* Records shown

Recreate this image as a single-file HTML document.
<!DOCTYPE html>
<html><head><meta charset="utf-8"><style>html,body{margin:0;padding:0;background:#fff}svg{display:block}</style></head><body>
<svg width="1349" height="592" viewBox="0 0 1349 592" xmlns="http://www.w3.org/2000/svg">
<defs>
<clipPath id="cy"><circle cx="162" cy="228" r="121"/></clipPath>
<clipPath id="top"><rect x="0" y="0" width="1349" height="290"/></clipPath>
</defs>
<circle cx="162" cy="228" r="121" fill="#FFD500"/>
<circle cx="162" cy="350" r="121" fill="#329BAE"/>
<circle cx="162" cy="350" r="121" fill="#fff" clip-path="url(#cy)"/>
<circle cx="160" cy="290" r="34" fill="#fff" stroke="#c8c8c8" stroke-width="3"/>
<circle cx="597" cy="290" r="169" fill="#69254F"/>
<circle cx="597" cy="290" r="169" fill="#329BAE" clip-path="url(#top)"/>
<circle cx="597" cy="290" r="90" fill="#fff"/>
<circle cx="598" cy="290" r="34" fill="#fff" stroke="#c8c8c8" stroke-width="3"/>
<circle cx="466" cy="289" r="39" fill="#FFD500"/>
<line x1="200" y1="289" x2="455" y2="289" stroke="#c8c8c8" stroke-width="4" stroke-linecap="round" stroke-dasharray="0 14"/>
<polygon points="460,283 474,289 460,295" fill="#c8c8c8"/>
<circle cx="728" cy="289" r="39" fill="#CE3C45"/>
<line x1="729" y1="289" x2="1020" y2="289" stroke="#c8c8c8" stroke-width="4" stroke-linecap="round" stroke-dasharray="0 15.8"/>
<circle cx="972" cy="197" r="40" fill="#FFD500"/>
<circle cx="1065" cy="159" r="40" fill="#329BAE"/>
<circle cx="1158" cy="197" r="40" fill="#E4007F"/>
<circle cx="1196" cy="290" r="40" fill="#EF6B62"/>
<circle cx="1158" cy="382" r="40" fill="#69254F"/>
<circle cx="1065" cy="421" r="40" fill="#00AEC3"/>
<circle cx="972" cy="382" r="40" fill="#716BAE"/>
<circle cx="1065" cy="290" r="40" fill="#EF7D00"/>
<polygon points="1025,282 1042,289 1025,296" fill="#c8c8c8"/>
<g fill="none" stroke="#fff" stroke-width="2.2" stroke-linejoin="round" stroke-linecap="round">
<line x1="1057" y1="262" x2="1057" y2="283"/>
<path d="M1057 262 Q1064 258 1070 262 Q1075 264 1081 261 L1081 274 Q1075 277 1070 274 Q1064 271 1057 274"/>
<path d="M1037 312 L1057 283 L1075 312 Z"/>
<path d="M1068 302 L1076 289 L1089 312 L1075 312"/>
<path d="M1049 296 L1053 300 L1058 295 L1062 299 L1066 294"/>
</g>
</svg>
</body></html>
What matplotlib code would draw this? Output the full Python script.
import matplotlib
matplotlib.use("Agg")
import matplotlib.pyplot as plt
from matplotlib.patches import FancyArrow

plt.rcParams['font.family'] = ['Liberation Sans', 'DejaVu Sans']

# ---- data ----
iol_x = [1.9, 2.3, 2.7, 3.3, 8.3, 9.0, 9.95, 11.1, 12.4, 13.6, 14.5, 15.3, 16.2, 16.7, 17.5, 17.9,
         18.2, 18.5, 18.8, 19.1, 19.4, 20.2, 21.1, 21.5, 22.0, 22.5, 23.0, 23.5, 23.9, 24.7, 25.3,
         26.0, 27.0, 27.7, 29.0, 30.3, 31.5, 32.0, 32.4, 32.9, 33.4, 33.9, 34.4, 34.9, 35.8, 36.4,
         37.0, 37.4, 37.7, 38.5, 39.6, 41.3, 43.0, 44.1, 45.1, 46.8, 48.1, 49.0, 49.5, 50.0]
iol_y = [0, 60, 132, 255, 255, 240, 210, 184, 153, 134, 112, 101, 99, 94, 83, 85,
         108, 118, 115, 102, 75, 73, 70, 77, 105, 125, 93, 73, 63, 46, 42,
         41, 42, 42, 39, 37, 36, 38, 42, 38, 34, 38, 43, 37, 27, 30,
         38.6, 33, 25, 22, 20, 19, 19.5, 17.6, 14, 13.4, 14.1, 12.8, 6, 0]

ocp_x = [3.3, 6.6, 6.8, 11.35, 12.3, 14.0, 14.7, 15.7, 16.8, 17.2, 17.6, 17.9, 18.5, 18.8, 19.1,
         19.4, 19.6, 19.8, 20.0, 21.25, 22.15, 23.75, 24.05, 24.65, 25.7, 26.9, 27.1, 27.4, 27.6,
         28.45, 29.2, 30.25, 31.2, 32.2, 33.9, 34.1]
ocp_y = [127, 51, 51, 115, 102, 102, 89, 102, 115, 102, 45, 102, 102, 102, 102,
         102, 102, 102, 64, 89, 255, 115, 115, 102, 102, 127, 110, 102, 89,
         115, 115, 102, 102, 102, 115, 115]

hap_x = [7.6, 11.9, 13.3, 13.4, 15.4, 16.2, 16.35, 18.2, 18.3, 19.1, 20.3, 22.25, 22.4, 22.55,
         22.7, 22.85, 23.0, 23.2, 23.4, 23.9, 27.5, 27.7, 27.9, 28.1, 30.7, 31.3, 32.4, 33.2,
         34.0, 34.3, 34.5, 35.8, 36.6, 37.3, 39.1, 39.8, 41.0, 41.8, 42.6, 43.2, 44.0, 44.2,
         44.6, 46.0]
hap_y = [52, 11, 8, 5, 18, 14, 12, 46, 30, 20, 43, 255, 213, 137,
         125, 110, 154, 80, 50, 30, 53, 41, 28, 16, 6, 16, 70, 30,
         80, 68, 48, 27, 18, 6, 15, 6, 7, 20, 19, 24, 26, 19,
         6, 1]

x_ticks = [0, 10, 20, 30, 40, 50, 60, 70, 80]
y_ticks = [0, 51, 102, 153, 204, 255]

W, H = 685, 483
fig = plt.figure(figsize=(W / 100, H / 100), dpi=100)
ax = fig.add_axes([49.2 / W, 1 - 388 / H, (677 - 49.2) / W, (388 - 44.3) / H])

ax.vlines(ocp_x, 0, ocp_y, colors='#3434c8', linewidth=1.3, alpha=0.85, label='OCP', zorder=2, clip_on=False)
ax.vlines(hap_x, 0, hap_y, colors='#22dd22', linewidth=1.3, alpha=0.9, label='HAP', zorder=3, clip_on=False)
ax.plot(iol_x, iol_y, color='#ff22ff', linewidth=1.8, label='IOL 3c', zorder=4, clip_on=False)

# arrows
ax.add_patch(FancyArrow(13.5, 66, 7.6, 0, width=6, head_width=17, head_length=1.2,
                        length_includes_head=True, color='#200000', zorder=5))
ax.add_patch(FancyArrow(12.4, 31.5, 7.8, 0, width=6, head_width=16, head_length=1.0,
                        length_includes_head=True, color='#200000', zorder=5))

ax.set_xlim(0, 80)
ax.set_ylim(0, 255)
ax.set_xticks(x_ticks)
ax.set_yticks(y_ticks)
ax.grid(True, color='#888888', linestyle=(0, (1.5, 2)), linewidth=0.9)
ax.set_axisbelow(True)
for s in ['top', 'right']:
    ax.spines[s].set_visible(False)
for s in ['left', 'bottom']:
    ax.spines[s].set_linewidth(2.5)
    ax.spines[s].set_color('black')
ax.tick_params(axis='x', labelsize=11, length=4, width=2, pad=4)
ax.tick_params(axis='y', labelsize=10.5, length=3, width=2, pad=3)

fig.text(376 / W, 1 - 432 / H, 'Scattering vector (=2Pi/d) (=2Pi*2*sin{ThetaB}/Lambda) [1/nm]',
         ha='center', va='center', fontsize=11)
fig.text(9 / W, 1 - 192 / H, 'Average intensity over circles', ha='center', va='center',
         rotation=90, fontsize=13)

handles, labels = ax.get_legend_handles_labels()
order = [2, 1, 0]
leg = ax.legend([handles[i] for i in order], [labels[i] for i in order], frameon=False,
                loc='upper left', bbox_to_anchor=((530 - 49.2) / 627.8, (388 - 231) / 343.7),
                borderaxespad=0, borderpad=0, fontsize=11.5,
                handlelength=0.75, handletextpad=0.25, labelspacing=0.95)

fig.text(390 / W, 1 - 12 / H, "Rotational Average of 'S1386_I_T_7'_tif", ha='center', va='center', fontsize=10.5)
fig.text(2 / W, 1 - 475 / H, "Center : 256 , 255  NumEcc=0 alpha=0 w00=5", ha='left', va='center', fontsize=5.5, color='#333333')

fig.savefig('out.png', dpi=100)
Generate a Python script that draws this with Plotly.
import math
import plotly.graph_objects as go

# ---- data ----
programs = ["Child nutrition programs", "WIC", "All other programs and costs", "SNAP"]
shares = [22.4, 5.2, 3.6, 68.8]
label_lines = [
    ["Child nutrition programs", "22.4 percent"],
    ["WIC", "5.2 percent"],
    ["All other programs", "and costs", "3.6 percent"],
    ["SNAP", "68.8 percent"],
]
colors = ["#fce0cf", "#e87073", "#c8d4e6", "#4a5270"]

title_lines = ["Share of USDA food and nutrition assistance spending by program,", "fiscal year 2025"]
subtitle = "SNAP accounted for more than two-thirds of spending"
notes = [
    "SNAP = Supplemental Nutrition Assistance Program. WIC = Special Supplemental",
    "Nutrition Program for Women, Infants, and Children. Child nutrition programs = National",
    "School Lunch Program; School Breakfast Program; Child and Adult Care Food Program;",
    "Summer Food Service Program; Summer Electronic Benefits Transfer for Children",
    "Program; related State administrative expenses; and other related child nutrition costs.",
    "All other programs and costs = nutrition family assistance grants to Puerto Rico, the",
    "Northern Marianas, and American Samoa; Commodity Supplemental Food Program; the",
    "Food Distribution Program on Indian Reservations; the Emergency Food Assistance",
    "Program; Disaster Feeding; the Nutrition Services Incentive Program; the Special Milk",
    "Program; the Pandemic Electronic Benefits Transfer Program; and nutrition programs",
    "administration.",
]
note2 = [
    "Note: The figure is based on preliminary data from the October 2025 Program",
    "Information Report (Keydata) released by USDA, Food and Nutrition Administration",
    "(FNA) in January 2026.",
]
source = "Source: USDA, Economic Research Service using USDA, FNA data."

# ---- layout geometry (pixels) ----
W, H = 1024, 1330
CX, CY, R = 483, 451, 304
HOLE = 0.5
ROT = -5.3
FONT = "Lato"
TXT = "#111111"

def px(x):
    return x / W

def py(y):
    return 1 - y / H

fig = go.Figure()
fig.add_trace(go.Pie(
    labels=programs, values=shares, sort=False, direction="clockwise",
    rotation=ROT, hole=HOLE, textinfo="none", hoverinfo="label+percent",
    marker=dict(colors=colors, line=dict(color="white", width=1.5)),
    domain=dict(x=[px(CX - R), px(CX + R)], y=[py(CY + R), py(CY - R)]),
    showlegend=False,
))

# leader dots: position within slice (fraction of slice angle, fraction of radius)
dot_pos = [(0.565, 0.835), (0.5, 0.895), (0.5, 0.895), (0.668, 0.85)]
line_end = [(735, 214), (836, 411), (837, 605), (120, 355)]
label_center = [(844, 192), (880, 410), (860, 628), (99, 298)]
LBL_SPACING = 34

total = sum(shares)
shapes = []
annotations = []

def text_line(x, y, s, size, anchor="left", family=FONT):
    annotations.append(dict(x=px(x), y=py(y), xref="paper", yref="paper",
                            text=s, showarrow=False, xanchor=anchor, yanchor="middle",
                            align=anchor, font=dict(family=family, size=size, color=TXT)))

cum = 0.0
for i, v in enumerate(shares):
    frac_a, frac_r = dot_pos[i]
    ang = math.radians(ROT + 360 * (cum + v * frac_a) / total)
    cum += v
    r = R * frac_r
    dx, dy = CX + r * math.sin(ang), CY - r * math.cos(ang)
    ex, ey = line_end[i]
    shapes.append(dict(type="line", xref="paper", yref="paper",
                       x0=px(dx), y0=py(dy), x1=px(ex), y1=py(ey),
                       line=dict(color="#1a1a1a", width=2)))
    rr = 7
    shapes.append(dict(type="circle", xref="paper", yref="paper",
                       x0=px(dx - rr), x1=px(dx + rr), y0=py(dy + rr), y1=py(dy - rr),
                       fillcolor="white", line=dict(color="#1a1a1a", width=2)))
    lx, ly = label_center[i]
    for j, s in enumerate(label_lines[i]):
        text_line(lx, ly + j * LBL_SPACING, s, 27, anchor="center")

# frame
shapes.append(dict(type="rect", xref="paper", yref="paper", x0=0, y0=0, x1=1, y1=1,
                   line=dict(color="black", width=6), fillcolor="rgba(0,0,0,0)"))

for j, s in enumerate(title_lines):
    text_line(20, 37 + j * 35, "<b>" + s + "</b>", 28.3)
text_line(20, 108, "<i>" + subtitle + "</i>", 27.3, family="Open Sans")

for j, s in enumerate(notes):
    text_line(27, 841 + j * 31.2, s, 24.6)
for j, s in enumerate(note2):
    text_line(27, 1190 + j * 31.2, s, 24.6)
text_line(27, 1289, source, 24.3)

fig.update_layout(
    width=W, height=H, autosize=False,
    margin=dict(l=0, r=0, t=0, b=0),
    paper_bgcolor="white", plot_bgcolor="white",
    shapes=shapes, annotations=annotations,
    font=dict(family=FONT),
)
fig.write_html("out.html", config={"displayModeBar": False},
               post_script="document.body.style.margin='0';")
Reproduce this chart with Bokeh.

* Set problem
Check every line for "this" and show the ones that have it.

* Solution to the exercise
Recreate this image as a single-file HTML document.
What matplotlib code would draw this? Output the full Python script.
Generate a Python script that draws this with Plotly.
Reproduce this chart with Bokeh.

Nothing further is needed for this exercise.